Dil ve kültürel haklar: Anadilde eğitim ve kamu hizmetine erişimin önü açılmalı, kültürel ifade özgürlüğü anayasal güvenceye alınmalı.
Demokratik güvenlik anlayışı: Toplumu kriminalize eden güvenlik politikaları terk edilmeli, insan güvenliği esas alınmalı.

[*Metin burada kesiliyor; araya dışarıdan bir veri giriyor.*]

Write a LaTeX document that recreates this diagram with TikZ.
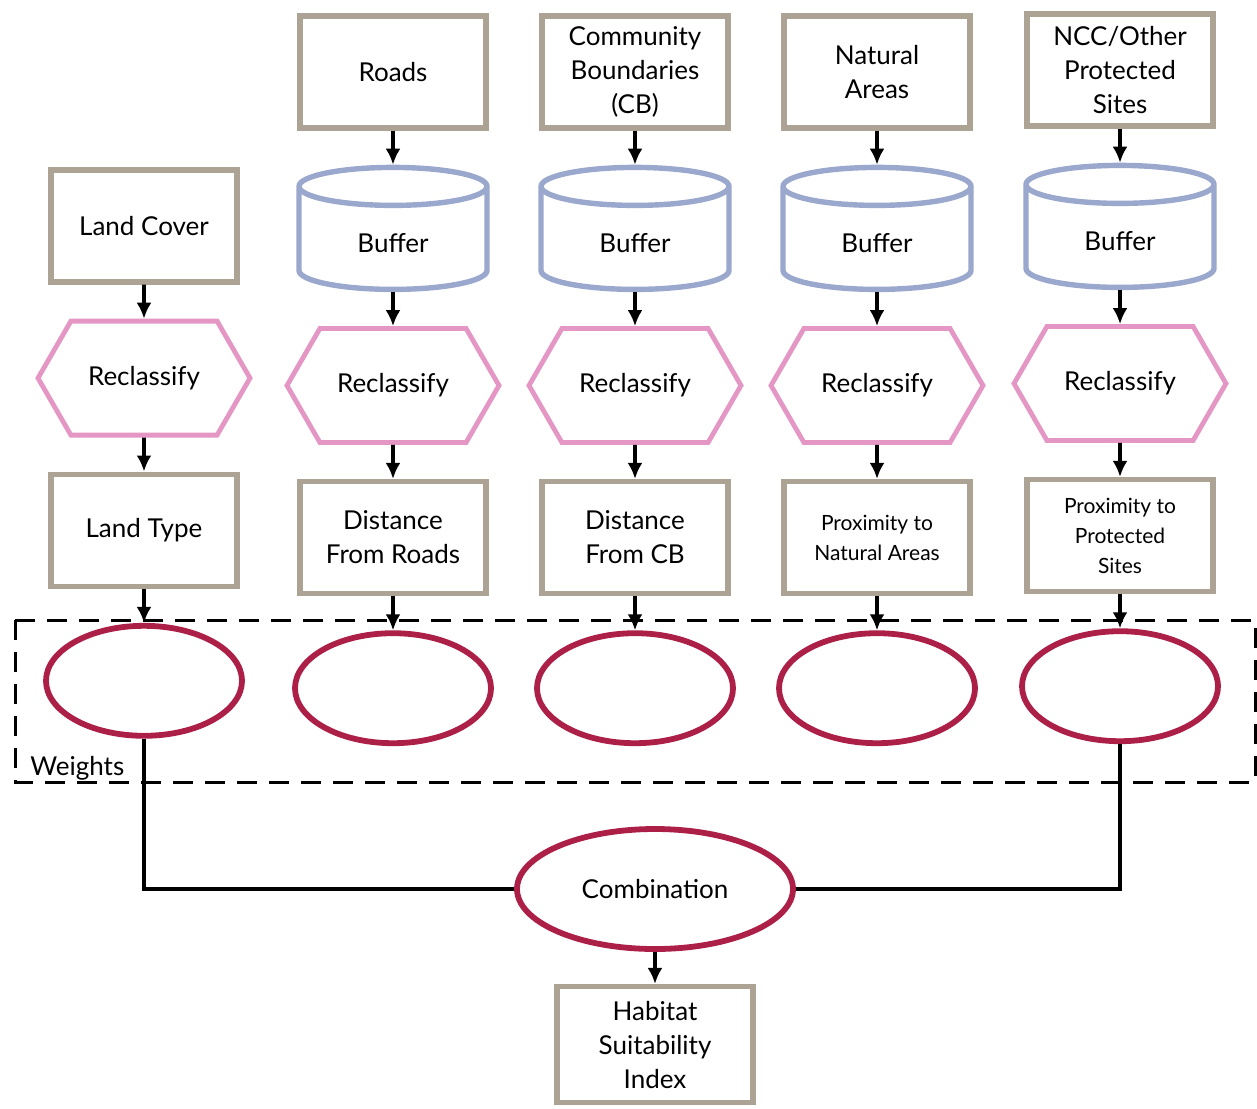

Sosyoekonomik eşitsizliklerle mücadele: Bölgesel yoksulluğun giderilmesi, istihdam ve eğitim olanaklarının artırılması için uzun vadeli sosyal politikalar geliştirilmeli.
Yeni anayasa önerisi
Barolar, tüm bu başlıkların ardından demokratik, özgürlükçü ve çoğulcu bir yeni anayasa yapım sürecinin başlatılması gerektiğini ifade etti. Yeni anayasanın, farklılıkları tanıyan, kapsayıcı ve toplumsal uzlaşıyı esas alan bir sözleşme niteliğinde olması gerektiği vurgulandı.
“Bu tarihî fırsat toplumsal barış için değerlendirilmeli”
Son olarak değerlendirme metninde, çatışmasızlığa ve barışa duyulan ihtiyacın toplumun geniş kesimlerinde açıkça hissedildiği, başlatılan sürecin siyaset üstü bir sorumluluk anlayışıyla sahiplenilmesi gerektiği ifade edildi. Barolar, tüm toplumsal tarafların ve siyaset kurumlarının katkısıyla sürecin ilerletilmesi yönündeki kararlılıklarını kamuoyuna duyurdu.